The final piece of data before the Reserve Bank board considers interest rates this afternoon is a salutary warning about lifting rates: the rapid decline in the housing sector shows no signs of abating — if anything, the decline is getting worse.

The graphs from the ABS tell the story on the collapse in housing approvals:

We’re not back to the GFC-induced depths of late 2008, but nearly everything is down: approvals, value of approvals, new housing, renovations.
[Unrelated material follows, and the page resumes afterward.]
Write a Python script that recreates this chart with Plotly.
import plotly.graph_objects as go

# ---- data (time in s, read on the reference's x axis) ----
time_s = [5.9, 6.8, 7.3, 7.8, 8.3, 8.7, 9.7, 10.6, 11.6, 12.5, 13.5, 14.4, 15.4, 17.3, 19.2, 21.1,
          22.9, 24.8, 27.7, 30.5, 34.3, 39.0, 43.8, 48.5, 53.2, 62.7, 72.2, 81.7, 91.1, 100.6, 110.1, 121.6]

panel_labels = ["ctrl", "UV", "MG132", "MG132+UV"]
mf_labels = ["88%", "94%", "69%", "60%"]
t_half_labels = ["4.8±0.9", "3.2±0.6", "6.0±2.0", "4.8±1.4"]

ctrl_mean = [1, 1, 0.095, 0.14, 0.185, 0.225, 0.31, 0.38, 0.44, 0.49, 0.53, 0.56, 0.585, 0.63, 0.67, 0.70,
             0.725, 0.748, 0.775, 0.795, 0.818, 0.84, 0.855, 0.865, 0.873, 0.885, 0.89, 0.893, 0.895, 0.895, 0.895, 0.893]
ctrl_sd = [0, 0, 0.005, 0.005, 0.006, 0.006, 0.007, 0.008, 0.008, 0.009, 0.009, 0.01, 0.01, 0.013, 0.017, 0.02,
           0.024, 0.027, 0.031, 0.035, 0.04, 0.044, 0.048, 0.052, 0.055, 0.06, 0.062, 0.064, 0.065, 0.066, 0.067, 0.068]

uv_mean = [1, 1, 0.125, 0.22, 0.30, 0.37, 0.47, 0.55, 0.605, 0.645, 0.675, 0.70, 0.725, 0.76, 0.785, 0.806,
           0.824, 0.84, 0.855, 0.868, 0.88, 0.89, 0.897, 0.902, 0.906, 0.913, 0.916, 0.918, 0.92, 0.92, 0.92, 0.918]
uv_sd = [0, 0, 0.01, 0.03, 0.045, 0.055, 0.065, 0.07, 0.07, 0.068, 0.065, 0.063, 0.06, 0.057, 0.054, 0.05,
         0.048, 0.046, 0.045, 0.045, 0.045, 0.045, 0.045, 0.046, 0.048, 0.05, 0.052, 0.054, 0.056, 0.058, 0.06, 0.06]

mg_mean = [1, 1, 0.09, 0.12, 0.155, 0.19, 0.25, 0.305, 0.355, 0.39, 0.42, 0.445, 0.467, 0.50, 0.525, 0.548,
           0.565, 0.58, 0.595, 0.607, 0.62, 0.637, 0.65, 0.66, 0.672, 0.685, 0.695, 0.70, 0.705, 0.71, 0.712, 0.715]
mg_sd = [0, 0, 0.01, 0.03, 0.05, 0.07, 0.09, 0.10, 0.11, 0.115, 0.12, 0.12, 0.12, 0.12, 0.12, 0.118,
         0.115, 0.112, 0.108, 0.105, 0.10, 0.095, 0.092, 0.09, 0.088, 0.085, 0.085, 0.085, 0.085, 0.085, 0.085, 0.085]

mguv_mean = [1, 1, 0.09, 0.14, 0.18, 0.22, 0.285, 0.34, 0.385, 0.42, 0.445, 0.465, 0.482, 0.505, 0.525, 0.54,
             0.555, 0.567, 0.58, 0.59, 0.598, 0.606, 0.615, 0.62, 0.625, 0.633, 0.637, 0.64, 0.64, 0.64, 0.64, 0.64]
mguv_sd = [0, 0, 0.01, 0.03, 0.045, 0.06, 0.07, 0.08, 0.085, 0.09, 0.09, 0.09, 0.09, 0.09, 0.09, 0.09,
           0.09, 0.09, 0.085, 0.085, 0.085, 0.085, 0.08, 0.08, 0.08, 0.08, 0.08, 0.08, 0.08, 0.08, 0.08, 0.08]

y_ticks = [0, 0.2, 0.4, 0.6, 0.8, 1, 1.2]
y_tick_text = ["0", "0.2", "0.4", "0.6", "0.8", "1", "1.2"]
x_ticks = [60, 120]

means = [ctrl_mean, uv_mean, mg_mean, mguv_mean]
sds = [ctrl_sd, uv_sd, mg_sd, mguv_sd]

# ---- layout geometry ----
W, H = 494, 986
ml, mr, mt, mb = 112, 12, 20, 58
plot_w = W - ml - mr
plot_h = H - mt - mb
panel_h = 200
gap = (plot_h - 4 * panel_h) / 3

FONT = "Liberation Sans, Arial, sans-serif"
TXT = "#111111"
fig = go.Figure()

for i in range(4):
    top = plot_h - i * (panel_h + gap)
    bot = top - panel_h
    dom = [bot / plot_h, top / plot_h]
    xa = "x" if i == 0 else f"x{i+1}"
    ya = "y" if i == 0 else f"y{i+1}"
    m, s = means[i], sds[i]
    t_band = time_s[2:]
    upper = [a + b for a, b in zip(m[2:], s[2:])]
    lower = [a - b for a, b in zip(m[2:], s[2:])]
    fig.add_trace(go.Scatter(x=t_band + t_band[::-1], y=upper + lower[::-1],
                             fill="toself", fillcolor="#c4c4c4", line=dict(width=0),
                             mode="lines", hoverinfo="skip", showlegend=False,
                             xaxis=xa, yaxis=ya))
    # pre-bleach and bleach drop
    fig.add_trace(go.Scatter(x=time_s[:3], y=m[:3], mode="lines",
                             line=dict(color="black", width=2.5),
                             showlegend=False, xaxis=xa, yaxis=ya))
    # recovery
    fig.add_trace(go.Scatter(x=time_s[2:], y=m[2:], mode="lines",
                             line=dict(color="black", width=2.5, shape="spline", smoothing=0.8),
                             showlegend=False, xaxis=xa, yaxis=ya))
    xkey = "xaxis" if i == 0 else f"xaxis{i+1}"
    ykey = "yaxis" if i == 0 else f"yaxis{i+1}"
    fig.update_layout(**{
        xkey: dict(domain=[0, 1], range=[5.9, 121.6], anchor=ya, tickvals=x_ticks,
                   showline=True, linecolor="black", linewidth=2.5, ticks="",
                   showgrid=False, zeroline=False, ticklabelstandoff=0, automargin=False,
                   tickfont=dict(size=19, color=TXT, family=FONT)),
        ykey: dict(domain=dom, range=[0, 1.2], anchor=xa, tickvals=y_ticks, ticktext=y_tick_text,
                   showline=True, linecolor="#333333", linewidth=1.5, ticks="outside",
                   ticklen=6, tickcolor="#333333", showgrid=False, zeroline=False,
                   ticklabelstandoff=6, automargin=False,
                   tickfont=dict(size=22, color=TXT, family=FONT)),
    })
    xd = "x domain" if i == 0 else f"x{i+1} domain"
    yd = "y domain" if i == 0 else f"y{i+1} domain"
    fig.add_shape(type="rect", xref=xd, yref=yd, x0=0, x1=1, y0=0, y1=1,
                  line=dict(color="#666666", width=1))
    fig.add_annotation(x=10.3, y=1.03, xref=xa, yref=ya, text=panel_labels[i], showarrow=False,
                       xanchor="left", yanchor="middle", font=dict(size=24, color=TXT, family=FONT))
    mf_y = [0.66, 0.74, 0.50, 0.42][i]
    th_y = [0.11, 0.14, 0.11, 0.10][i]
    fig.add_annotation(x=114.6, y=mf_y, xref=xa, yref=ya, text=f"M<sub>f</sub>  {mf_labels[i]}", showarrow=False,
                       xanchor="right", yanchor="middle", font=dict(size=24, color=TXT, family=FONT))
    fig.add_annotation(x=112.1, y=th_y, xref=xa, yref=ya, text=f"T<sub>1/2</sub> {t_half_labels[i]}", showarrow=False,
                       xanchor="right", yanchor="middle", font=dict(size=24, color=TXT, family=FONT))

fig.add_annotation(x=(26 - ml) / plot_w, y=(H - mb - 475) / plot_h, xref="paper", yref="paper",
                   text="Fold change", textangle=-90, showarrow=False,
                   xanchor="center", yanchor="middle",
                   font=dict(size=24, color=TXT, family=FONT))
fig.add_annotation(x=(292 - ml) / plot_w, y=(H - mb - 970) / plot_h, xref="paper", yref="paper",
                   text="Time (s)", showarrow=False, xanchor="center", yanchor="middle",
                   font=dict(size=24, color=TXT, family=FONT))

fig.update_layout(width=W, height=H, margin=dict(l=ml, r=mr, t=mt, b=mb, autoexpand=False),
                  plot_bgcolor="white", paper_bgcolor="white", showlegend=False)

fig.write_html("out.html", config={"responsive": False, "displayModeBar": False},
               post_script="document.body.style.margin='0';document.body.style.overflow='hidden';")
The only thing that’s positive is the less-important category of seasonally-adjusted non-residental housing, though even that fell in trend terms.
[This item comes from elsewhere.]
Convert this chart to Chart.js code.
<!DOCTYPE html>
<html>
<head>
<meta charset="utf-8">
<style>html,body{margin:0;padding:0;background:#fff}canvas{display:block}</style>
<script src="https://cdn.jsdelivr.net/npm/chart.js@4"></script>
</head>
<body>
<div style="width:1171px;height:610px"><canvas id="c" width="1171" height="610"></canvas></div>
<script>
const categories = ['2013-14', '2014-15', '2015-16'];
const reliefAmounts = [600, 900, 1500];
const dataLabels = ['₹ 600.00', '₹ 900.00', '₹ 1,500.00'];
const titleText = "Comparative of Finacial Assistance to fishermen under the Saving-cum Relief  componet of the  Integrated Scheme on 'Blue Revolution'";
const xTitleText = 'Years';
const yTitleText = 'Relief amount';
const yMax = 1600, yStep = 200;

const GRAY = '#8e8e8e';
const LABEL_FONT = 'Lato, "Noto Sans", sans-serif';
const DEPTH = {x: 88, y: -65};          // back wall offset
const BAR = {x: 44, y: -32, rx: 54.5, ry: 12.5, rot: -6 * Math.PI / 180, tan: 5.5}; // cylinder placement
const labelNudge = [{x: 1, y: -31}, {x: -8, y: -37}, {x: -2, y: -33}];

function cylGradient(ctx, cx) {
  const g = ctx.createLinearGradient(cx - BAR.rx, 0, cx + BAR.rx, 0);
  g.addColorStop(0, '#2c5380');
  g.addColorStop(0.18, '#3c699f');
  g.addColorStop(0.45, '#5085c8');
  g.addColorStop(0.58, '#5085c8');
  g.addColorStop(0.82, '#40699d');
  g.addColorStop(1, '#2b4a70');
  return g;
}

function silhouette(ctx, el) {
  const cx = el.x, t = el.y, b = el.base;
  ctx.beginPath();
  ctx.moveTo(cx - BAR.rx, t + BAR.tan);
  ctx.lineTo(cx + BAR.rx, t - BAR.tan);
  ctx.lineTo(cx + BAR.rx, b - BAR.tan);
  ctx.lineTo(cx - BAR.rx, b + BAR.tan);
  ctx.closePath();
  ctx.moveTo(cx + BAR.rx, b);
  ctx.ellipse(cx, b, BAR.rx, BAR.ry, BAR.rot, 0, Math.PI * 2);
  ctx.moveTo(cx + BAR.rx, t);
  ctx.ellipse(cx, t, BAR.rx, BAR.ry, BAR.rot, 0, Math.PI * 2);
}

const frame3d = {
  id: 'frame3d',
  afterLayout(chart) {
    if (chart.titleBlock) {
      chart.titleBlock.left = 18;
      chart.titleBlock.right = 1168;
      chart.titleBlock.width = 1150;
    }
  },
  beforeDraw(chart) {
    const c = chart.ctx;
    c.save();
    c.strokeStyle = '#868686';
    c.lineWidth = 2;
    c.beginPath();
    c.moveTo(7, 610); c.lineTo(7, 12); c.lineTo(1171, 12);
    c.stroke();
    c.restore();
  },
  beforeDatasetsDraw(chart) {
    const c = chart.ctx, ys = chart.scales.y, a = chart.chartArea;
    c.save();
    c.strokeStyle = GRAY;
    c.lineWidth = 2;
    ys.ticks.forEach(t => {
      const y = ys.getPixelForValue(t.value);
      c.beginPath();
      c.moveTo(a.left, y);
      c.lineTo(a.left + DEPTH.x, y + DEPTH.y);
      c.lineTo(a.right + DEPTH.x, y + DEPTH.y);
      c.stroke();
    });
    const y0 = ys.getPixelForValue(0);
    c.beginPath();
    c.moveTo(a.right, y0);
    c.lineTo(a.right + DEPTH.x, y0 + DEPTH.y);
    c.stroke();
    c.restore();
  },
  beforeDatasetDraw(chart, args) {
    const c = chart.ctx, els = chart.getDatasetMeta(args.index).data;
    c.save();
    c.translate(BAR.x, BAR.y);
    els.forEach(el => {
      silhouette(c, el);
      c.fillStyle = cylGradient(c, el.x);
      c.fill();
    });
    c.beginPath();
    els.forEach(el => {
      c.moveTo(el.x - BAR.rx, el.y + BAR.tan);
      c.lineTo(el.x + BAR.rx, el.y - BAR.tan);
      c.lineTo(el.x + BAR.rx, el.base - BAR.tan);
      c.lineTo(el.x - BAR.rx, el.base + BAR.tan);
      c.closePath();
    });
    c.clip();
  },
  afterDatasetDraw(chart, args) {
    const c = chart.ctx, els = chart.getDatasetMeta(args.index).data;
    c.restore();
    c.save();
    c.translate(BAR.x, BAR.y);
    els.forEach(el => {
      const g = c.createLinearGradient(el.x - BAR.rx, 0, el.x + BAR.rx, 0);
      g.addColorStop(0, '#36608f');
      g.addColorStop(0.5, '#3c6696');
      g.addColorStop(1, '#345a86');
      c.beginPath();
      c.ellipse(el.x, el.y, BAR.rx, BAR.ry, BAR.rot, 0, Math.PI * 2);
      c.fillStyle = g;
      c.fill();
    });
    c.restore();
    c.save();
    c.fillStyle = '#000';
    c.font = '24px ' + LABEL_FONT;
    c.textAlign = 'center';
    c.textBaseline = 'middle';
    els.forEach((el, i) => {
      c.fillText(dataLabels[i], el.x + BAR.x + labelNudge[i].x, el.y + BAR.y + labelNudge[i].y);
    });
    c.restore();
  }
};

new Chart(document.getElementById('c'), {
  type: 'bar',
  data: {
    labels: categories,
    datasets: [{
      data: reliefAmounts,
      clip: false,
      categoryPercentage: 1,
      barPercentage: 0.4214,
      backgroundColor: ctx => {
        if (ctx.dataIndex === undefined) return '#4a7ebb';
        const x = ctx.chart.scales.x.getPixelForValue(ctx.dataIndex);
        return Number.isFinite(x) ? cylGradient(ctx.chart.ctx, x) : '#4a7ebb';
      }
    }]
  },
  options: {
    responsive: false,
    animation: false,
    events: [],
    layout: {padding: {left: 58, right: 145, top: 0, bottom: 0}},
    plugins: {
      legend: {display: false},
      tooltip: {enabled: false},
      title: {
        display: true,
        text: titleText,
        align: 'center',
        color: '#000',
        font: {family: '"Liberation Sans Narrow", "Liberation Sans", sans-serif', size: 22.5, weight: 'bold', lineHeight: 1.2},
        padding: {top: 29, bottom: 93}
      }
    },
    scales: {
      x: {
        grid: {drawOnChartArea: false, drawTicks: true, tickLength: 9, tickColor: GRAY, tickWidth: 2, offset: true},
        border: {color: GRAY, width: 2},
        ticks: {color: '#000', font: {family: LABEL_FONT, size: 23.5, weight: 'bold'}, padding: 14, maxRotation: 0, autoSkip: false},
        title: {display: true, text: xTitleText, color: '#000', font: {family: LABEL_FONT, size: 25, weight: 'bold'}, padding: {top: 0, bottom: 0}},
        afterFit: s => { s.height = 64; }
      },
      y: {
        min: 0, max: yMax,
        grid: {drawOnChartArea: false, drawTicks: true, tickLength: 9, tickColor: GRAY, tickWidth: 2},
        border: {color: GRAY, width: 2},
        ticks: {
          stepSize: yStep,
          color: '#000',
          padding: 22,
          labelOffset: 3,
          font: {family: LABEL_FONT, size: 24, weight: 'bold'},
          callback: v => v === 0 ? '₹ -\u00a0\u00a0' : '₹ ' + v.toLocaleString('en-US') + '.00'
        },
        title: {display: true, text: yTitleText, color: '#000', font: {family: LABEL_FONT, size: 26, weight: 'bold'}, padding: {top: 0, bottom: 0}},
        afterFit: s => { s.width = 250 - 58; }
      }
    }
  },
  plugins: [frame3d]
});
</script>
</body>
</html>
The graphs tell a story that’s readily interpreted: after the withdrawal of the first home owners’ boost at the end of 2009, housing approvals slumped, but that fall began moderating in mid-2010. Then the RBA’s interest rate hikes kicked in and accelerated the decline again.

Retail trade figures aren’t due out until tomorrow, when we’ll know whether or not the RBA has pulled the trigger again, but barring a significant reversal in the current climate of retailer writedowns and laments about reluctant customers, two of our biggest-employing sectors look sickly indeed.

The only faint good news was in Queensland, where approvals were flat, rather than falling. Victoria, South Australia and Western Australia recorded small falls. New South Wales recorded the biggest fall. Both commercial and housing construction in NSW has yet to recover from the malaise that set in in the last year of Labor.

On current trends, an interest rate rise this afternoon might lock in the decline in housing construction back to GFC levels.